Task-based usability testing

📋 Users struggled with menu hierarchy — especially switching between Individuals & Business Banking.

📋 Digital onboarding success only 50%, avg. 3+ min to complete.

📋 Keyword scanning dominates; vague titles get ignored.

📋 Featured elements work — users click what stands out.

Qualitative validation with users

📋 Many knew articles existed but couldn’t find them.

📋 “I know it’s there, but I can’t find it” was a recurring quote.

📋 Older and business users felt lost between similar sections.

📋 Clearer pathways and supportive guidance are needed.

Some indicative scenario based tasks

This section highlights four representative user scenarios that were tested across key areas of the bank’s website — loans, credit cards and insurance.

Task 1 - Get a loan for an immediate need

Task 2 - Insure your car

Task 3 - Find a credit card with specific benefits

Task 4 - Find a loan to invest in photovoltaic installation

In a glimpse

Users struggled not with the content itself, but with finding it. Clear, descriptive labels and intuitive pathways made a significant difference in success rates, while vague or overlapping navigation led to hesitation and misclicks.

Pillar pages proved reliable guides, helping users recover when they felt lost. In contrast, business-related tasks revealed deeper structural issues that require clearer entry points and stronger support.

Turning user behavior into clear, actionable improvements

Navigation & Menu

📋 KEY FINDINGS

Confusing & Hidden

  • Users struggled to find content directly from the menu, especially when items lacked descriptions.

  • First-time users couldn’t reliably locate major sections.

  • Users defaulted to pillar pages when menu labels were unclear.

  • Featured menu items consistently captured attention and improved findability.

✅ RECOMMENDATIONS

Clear & Discoverable

  • Simplify and restructure the menu to reduce cognitive load and improve findability.

  • Add descriptions or supportive microcopy to ambiguous items.

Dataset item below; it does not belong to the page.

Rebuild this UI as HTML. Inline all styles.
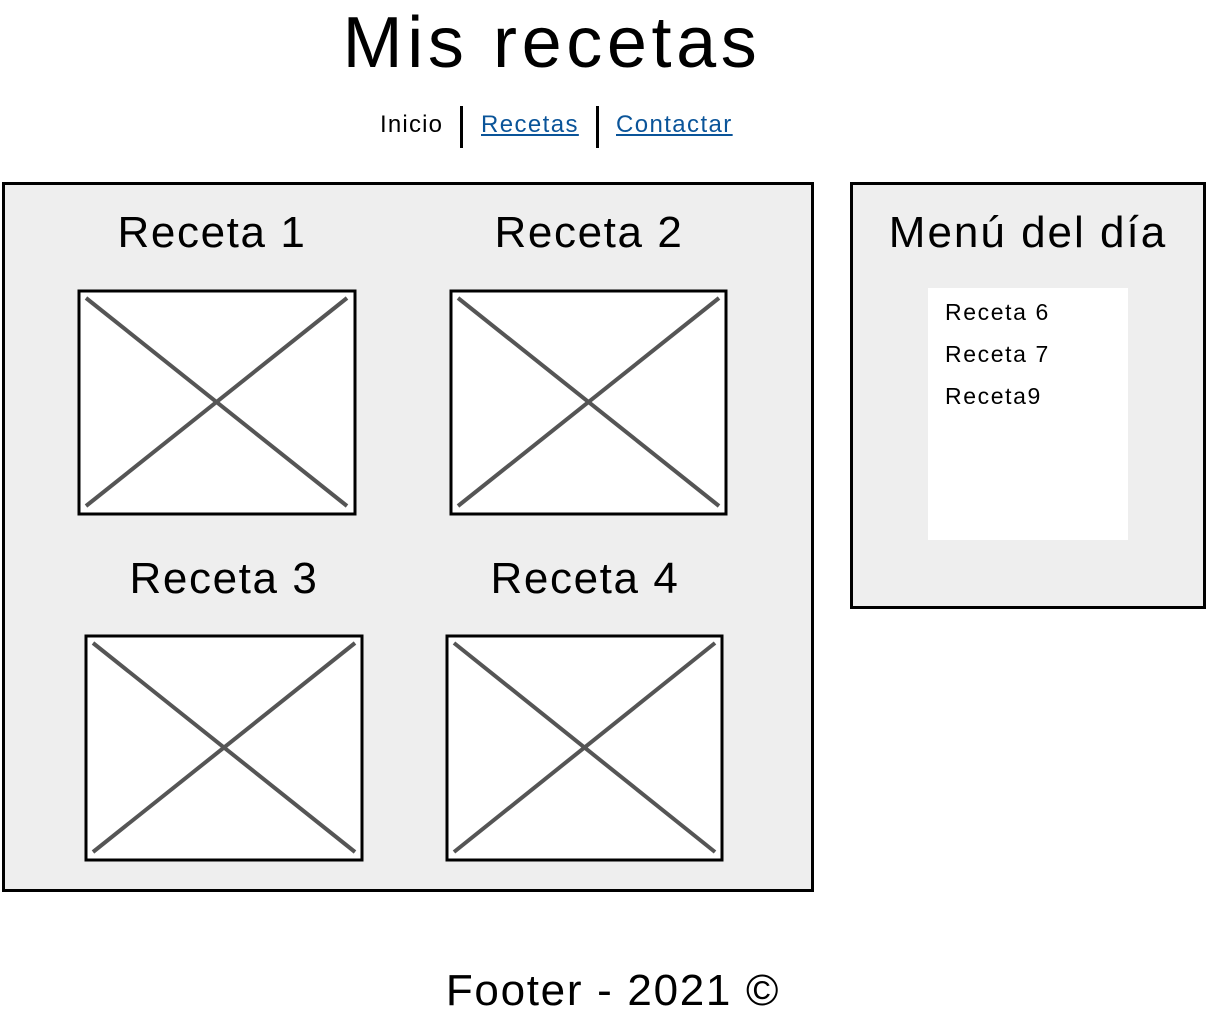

  • Use high-visibility or featured items deliberately to drive discovery.

  • Improve visibility of sections to help both new and returning users navigate confidently.

Information Architecture & Content

📋 KEY FINDINGS

Unclear & Disorganized

  • Users had difficulty with menu hierarchy and switching between main audiences.

  • Digital onboarding was unclear — low success rate and long completion time.

  • Users relied on keyword scanning; vague or generic titles were ignored.

  • High-visibility elements worked well; users clicked what stood out visually.

✅ RECOMMENDATIONS

Structured & Intuitive

  • Differentiate similar pages with clearer labels and unique descriptors.

  • Strengthen pillar pages with richer content and clearer structure.

  • Refine content organization to support all user groups, including seniors.

User Needs & Interests

📋 KEY FINDINGS

Frustrating & Lost

  • Many users knew articles existed but couldn’t locate them.

  • Frequent sentiment: “I know it’s there, but I can’t find it.”

  • Older and business users felt especially lost in overlapping sections.

  • Users wanted clearer, supportive pathways — not more content.

✅ RECOMMENDATIONS

Supportive & Accessible

  • Improve the experience for heavily used digital banking pages.

  • Make essential actions — branch locator, appointments, internet banking — clearly visible in top-level navigation.

  • Surface articles and supporting content more effectively throughout the site.

In conclusion

The research uncovered significant opportunities to restructure the Information Architecture, elevate high-performing components, and ensure that essential services—such as digital onboarding, business tools, and support content—are easy to find and intuitive to use.

These learnings directly informed the next phase and guided decisions around component redesign, naming clarity, and alignment with Sitecore.

Closing thoughts

This project reinforced that users don’t need more content—they need clearer, more supportive ways to access what already exists. By grounding decisions in real user behavior, we created a focused roadmap for improvements that make the bank's digital experience more intuitive, trustworthy, and aligned with user needs. These insights became the foundation for the website’s transformation and the evolution of the design system.